WHAT THE EXERCISE ASKS:
Gather all lines with the word "React" in them.

PROVIDED MATERIAL:
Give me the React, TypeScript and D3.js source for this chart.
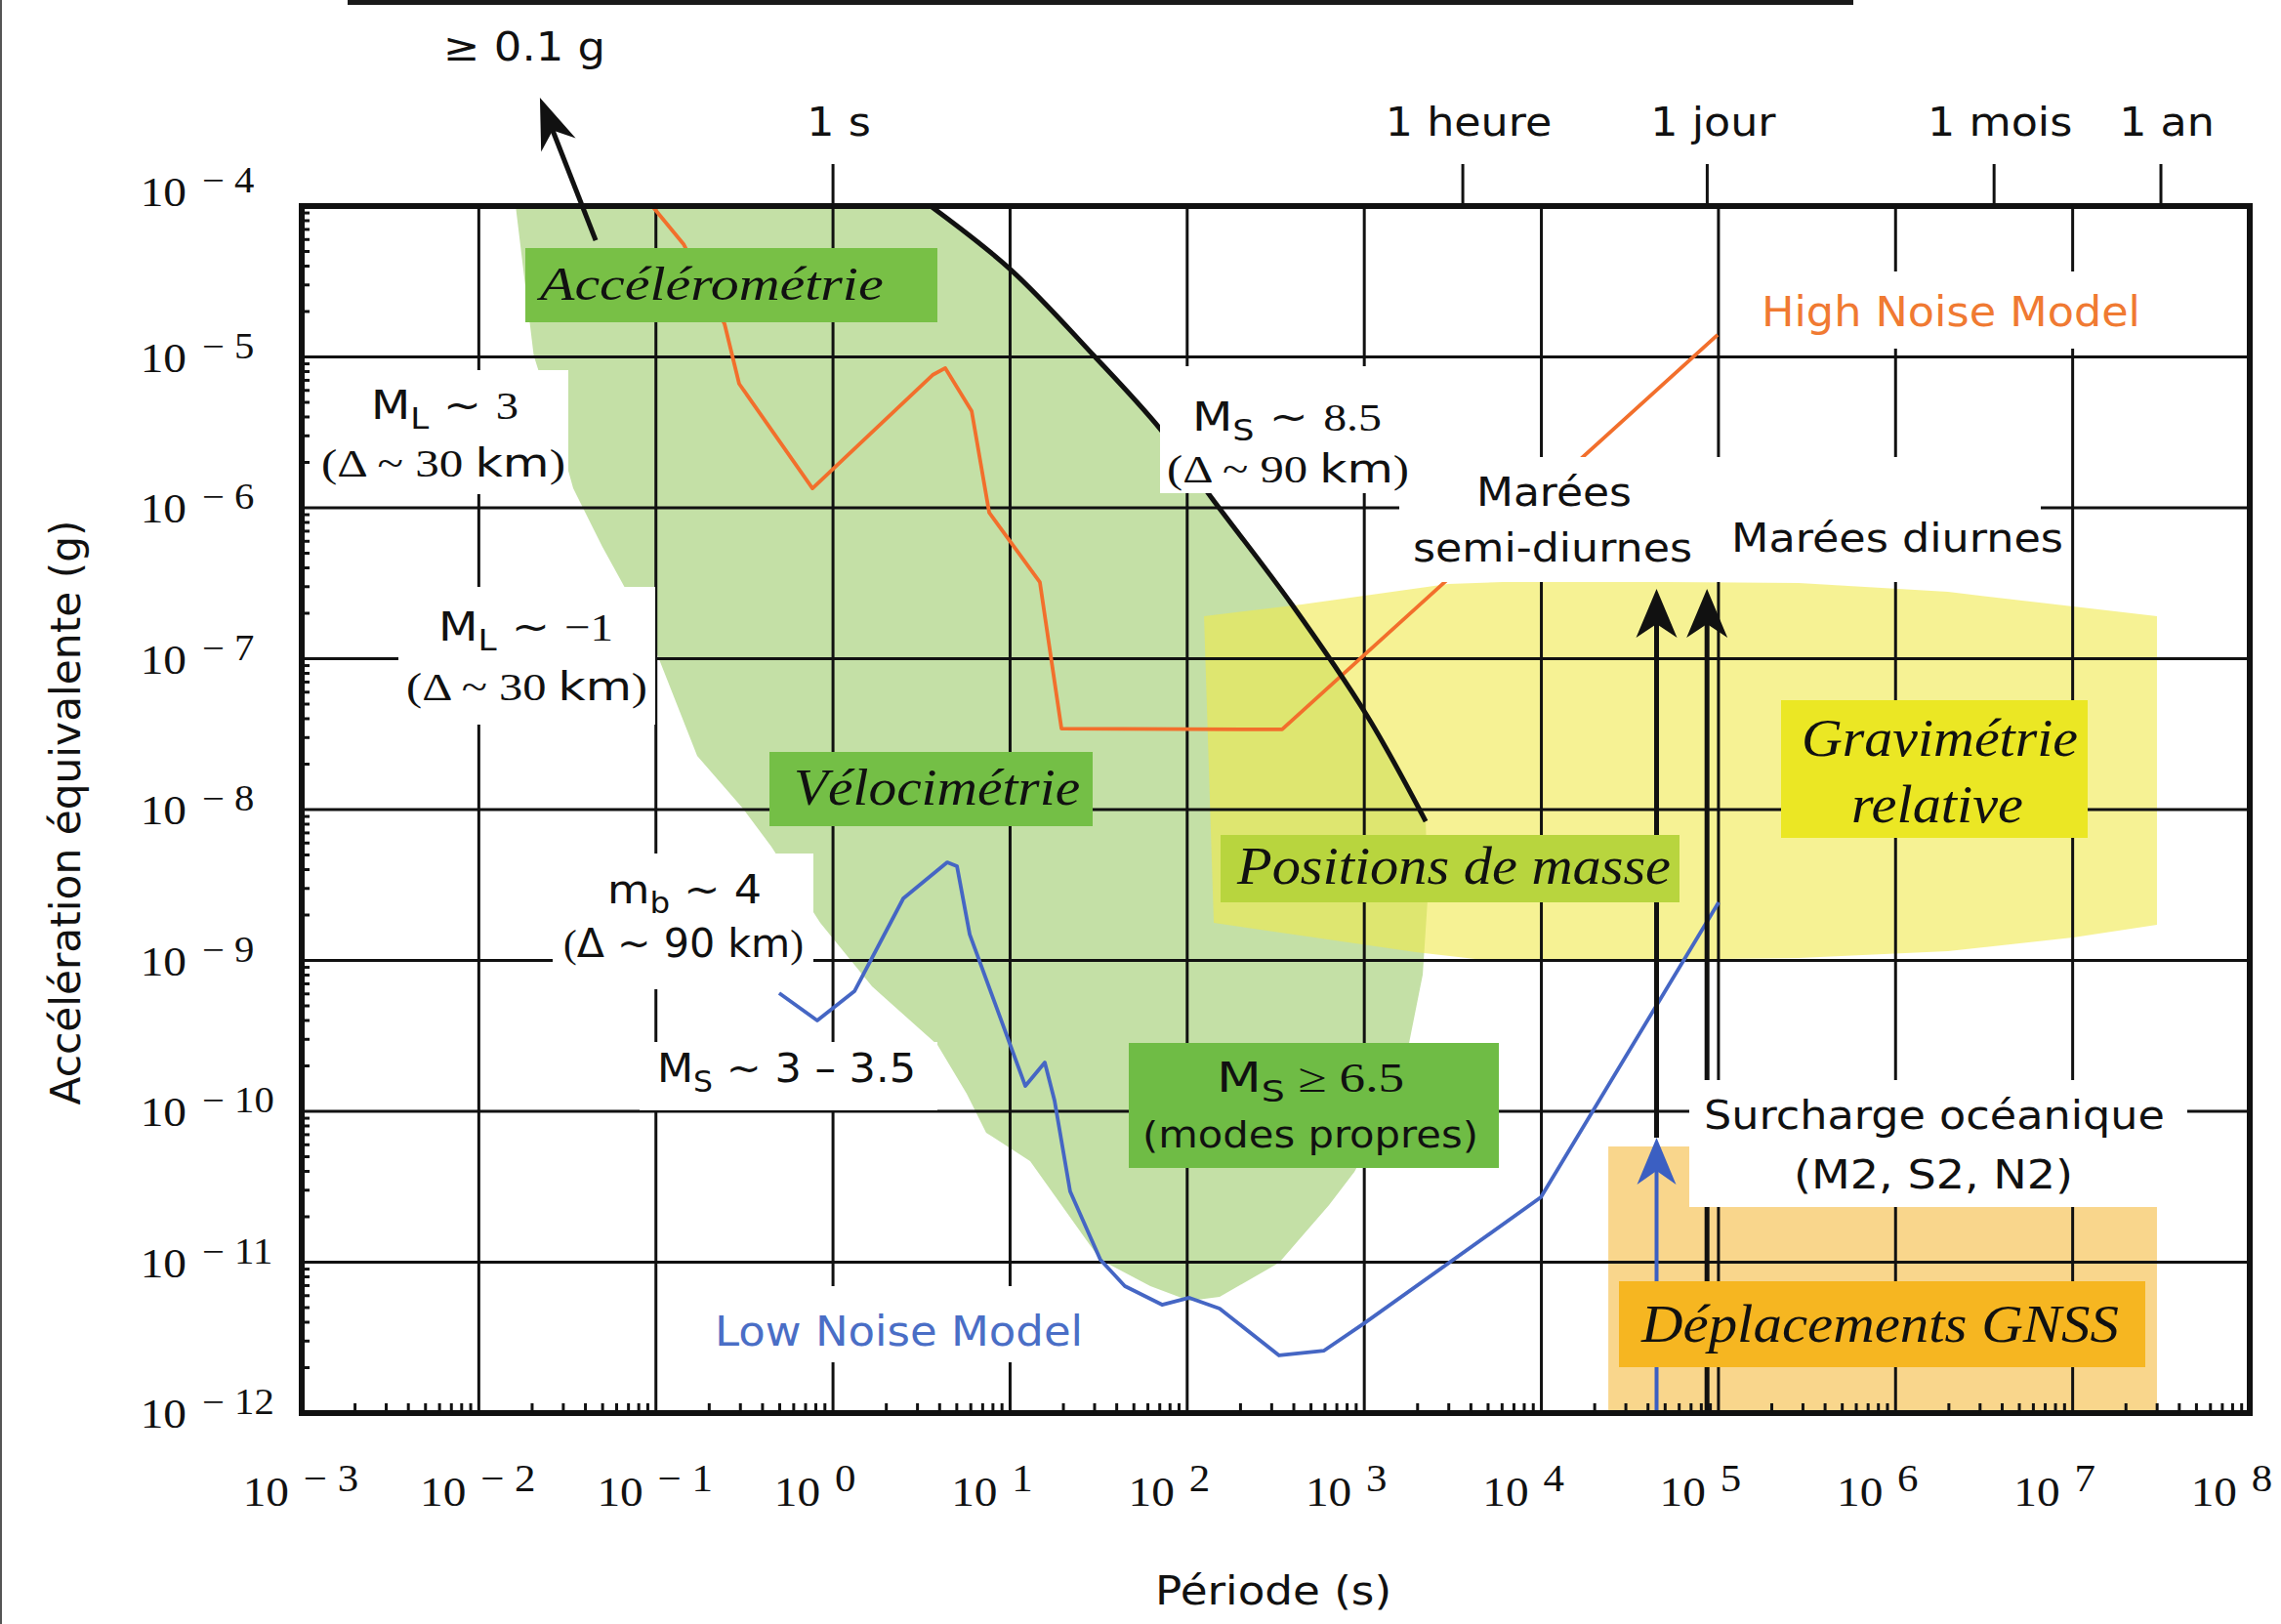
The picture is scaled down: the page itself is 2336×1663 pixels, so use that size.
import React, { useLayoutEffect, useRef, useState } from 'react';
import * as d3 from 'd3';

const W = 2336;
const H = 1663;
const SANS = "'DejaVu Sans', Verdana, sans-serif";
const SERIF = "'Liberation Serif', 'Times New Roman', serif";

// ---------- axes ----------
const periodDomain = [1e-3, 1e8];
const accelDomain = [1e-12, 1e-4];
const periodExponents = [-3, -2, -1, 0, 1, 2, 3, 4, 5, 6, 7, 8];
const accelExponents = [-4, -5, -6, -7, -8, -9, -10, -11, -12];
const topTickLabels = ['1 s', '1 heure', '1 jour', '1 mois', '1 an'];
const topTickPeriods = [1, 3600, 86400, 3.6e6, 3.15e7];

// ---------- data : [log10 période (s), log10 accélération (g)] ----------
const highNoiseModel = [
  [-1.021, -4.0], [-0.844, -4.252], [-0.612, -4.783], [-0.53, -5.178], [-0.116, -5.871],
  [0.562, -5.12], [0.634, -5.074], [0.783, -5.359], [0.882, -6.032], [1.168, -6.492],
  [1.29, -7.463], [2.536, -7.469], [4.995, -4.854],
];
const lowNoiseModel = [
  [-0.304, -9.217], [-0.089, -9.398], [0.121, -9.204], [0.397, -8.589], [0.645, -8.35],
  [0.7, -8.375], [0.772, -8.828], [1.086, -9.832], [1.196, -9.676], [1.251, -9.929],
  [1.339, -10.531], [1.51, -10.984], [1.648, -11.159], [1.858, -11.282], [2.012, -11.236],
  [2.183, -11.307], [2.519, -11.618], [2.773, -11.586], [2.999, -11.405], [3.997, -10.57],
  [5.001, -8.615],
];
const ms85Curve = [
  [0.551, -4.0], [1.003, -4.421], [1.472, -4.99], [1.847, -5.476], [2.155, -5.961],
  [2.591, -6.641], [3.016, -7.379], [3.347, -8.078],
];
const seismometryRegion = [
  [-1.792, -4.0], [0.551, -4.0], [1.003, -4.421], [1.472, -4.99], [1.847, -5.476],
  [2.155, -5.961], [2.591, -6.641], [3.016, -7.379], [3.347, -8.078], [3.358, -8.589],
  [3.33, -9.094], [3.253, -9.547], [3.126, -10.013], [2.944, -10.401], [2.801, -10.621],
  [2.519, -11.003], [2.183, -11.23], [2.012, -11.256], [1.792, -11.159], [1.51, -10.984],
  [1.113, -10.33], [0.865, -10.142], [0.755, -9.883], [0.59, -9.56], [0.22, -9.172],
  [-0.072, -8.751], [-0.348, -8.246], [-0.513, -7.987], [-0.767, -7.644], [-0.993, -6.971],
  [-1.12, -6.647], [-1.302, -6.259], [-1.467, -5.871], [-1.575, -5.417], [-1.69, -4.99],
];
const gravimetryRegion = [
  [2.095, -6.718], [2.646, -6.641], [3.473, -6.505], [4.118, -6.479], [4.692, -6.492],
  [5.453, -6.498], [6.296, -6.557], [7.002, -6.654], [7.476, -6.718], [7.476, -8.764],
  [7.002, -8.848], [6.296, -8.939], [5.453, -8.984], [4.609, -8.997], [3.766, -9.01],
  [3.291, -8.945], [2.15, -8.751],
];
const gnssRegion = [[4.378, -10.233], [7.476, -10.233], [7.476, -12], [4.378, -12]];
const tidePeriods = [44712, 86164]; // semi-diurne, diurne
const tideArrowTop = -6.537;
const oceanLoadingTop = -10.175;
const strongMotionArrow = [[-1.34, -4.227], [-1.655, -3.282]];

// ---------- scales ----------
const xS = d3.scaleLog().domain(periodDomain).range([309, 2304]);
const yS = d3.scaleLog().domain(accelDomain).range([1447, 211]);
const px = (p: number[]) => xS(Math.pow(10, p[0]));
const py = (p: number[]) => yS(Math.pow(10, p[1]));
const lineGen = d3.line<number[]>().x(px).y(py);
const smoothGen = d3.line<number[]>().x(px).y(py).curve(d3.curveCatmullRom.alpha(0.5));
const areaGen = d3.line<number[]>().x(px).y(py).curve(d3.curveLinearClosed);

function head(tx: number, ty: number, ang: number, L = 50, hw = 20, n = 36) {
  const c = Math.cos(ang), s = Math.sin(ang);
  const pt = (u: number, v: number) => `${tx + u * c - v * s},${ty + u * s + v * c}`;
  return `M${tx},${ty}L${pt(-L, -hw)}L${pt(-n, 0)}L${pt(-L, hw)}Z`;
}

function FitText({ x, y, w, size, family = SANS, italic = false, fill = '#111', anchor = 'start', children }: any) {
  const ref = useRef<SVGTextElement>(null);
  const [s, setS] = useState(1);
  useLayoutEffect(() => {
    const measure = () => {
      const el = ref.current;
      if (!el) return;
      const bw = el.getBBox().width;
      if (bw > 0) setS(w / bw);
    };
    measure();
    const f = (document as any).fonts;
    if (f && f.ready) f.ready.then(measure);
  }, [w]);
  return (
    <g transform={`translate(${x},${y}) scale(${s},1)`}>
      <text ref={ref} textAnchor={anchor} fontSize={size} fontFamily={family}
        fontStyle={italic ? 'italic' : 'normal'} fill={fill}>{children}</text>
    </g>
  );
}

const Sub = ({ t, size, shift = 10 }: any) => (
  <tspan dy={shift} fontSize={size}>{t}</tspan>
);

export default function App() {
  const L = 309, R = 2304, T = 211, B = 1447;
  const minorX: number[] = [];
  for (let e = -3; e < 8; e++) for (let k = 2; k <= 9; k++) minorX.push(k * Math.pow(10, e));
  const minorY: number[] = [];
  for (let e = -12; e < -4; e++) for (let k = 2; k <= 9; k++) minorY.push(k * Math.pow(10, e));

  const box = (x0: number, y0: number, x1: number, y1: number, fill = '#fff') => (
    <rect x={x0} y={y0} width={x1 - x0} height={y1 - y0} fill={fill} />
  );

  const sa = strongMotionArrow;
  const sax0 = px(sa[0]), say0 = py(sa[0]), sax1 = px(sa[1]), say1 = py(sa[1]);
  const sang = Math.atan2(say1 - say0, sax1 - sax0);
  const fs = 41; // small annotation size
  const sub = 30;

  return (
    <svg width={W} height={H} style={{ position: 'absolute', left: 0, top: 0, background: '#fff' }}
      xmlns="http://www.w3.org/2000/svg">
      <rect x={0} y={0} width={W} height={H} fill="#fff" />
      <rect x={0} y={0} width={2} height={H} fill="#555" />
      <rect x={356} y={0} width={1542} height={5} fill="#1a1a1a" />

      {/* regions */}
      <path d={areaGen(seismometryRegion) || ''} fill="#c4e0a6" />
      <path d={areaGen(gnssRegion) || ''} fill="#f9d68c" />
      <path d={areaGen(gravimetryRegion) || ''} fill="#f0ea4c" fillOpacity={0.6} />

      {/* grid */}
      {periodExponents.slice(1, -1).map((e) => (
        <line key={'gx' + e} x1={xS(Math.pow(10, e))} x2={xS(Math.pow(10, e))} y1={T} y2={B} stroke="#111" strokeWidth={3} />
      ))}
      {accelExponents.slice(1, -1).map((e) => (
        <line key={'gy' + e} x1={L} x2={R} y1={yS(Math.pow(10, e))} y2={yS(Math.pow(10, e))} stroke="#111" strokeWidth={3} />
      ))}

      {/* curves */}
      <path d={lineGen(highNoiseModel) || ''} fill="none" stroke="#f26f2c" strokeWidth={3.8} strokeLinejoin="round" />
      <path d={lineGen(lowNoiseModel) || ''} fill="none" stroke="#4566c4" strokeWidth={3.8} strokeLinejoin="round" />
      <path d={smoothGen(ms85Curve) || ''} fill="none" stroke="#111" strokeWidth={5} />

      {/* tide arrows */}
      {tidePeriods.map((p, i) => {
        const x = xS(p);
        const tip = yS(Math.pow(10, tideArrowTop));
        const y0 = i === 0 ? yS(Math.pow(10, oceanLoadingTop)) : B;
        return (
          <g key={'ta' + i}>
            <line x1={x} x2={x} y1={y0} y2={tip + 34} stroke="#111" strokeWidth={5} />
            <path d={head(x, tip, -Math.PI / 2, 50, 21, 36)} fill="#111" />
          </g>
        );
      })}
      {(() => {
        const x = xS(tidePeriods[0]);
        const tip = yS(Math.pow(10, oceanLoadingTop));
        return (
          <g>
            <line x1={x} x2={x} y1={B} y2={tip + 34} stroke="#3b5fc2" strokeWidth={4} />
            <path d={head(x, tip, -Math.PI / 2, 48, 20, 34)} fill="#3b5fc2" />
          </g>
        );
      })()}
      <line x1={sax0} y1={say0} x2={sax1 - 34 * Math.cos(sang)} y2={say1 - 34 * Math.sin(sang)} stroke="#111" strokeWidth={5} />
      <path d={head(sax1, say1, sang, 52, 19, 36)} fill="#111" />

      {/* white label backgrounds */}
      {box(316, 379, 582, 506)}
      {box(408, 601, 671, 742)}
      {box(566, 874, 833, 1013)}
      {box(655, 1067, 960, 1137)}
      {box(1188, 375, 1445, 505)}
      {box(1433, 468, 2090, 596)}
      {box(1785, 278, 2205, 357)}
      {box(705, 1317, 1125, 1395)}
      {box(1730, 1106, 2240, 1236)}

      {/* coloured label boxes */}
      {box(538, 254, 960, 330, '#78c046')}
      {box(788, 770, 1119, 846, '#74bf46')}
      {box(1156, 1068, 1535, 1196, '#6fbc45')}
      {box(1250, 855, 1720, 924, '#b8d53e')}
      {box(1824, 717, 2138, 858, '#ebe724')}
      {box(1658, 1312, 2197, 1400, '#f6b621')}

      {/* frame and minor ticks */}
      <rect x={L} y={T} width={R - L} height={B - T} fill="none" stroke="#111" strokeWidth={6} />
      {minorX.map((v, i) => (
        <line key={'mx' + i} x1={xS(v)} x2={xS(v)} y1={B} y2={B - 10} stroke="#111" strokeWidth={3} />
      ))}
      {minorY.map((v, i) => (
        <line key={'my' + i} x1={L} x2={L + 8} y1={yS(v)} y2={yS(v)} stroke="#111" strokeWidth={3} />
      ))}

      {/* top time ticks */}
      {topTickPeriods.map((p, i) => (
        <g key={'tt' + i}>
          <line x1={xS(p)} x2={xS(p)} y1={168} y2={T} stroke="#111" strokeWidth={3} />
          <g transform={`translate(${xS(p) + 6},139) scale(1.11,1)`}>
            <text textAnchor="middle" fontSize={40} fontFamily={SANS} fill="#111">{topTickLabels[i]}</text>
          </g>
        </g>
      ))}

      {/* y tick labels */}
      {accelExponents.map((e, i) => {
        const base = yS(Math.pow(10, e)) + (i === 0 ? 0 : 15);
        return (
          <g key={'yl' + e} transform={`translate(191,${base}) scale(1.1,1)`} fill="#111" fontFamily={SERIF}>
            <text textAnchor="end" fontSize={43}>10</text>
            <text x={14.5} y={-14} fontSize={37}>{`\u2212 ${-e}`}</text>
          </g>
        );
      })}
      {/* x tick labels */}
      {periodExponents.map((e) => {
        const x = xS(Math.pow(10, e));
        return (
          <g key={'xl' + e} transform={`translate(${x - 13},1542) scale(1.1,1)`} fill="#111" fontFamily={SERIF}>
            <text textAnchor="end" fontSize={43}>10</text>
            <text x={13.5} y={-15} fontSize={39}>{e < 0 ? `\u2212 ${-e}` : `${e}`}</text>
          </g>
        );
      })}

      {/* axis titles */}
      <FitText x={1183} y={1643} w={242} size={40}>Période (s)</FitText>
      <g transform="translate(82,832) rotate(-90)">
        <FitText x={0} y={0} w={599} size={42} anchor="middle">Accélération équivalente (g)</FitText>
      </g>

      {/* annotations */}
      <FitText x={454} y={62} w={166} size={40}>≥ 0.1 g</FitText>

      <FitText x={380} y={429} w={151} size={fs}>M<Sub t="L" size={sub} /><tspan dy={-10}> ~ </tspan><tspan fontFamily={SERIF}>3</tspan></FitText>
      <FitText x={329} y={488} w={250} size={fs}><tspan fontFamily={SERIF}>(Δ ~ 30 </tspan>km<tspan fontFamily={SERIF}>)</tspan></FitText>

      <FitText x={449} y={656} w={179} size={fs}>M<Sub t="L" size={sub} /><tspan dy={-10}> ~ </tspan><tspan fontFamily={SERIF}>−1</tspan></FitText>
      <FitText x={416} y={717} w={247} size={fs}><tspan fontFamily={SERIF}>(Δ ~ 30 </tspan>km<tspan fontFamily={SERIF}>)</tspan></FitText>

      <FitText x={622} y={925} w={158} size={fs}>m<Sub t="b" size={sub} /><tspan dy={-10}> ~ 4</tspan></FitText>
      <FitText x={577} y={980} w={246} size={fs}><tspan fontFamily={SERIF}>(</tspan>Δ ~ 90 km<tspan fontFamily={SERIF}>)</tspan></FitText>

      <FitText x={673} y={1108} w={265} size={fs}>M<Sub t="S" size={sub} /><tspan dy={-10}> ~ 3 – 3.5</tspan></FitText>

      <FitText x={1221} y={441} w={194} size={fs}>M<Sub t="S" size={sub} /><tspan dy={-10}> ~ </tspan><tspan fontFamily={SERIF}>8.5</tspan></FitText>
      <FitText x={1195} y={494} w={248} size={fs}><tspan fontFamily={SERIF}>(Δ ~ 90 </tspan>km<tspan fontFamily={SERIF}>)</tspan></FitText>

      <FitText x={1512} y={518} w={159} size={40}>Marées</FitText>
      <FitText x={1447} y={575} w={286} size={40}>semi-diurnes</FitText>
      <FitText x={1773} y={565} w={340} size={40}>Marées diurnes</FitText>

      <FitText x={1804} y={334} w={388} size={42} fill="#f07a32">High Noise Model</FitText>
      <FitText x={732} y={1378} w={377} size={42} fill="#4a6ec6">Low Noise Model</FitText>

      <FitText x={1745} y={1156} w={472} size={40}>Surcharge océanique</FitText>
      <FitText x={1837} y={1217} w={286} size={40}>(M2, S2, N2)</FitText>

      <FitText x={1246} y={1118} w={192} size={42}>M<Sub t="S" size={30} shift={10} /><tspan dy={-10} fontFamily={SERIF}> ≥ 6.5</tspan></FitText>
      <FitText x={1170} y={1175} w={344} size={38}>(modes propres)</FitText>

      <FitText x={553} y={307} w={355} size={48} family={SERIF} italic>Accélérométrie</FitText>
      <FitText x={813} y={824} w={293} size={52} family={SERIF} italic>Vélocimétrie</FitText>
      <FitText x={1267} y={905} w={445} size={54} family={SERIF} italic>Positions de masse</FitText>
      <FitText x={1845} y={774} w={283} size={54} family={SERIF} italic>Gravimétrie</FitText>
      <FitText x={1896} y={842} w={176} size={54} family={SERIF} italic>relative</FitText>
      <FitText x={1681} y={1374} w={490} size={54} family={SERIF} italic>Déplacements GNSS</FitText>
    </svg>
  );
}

RESULT BELOW:
Give me the React, TypeScript and D3.js source for this chart.
import React, { useLayoutEffect, useRef, useState } from 'react';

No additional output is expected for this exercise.